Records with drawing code
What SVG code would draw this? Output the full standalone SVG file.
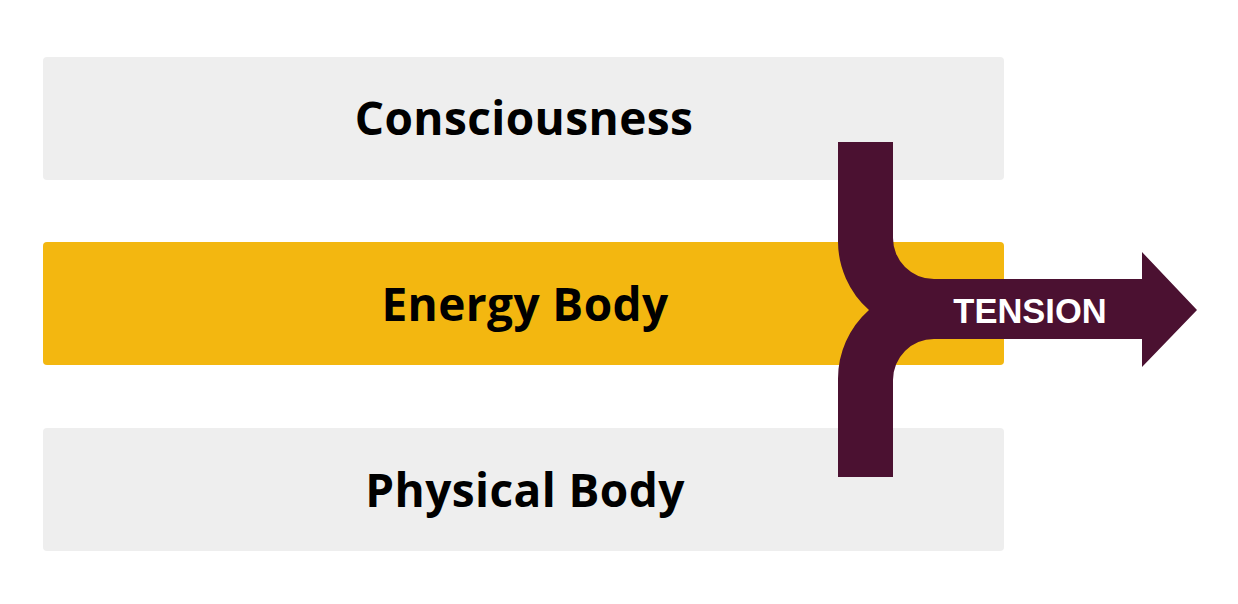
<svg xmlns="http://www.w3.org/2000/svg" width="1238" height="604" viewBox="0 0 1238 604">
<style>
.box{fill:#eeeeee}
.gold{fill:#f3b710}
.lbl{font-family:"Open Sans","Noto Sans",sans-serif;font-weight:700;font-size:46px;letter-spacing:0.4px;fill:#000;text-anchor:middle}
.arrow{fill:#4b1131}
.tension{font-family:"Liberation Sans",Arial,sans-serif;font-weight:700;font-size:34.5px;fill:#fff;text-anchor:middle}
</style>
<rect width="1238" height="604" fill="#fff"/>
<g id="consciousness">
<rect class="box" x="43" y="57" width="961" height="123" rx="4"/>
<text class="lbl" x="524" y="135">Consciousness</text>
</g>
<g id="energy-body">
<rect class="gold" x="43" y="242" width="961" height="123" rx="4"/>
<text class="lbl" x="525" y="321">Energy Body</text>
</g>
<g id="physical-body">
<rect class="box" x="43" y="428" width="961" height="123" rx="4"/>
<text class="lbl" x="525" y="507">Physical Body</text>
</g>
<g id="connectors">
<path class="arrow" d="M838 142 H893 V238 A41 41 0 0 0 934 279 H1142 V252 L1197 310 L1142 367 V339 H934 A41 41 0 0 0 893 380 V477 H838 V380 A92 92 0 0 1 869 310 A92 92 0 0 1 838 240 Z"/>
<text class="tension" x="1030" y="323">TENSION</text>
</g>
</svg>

---

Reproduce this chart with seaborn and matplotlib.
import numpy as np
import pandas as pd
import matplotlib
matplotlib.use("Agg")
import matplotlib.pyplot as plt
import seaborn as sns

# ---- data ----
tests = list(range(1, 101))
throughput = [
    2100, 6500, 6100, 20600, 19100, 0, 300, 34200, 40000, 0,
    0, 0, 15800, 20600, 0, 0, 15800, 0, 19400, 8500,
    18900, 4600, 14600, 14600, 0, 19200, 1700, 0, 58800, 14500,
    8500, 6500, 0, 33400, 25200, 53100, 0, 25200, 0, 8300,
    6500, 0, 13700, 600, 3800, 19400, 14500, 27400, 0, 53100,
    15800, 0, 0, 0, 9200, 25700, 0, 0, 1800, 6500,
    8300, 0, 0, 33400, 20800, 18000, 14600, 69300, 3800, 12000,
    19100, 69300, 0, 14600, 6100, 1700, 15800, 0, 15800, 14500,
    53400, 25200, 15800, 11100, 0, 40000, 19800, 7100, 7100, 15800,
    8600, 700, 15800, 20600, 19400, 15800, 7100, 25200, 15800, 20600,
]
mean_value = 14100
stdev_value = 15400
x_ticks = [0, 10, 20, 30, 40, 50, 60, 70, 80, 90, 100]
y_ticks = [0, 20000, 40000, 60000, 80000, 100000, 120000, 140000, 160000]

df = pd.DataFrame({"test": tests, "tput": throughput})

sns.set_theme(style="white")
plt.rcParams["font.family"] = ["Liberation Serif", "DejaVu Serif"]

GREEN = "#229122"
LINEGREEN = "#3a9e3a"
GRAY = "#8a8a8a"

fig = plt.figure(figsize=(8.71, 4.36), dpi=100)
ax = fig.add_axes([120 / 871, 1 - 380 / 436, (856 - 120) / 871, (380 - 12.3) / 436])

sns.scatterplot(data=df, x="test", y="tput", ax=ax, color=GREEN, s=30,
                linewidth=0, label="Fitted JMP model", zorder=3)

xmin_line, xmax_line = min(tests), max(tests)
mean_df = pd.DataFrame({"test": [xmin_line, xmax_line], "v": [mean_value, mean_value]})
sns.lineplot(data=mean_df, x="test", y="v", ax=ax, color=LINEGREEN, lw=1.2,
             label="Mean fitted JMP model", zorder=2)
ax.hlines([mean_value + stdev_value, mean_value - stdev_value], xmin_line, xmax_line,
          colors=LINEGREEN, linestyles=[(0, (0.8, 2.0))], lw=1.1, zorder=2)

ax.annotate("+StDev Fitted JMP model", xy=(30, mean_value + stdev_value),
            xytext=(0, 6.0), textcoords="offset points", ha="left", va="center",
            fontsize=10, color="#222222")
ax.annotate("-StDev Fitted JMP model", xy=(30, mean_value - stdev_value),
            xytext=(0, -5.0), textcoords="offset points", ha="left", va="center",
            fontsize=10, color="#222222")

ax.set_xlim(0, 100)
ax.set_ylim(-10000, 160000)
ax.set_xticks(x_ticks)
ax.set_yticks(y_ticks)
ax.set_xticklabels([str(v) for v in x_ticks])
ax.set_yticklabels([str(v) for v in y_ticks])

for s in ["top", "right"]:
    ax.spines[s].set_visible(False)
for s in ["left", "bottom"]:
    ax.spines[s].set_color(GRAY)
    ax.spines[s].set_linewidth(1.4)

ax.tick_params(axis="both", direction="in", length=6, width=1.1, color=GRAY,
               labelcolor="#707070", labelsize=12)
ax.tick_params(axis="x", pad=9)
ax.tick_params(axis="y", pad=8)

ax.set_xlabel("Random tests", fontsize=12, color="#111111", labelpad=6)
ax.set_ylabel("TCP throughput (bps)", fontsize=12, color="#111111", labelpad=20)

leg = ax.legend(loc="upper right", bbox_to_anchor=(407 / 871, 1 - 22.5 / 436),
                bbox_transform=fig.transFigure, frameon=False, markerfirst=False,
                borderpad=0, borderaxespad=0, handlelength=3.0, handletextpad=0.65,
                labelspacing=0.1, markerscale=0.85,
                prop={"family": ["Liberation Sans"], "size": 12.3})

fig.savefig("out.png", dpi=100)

REQUIRED TASK
Filter the records above and return every line that holds the word "matplotlib".

SOLUTION TO THIS PROBLEM
Reproduce this chart with seaborn and matplotlib.
import matplotlib
matplotlib.use("Agg")
import matplotlib.pyplot as plt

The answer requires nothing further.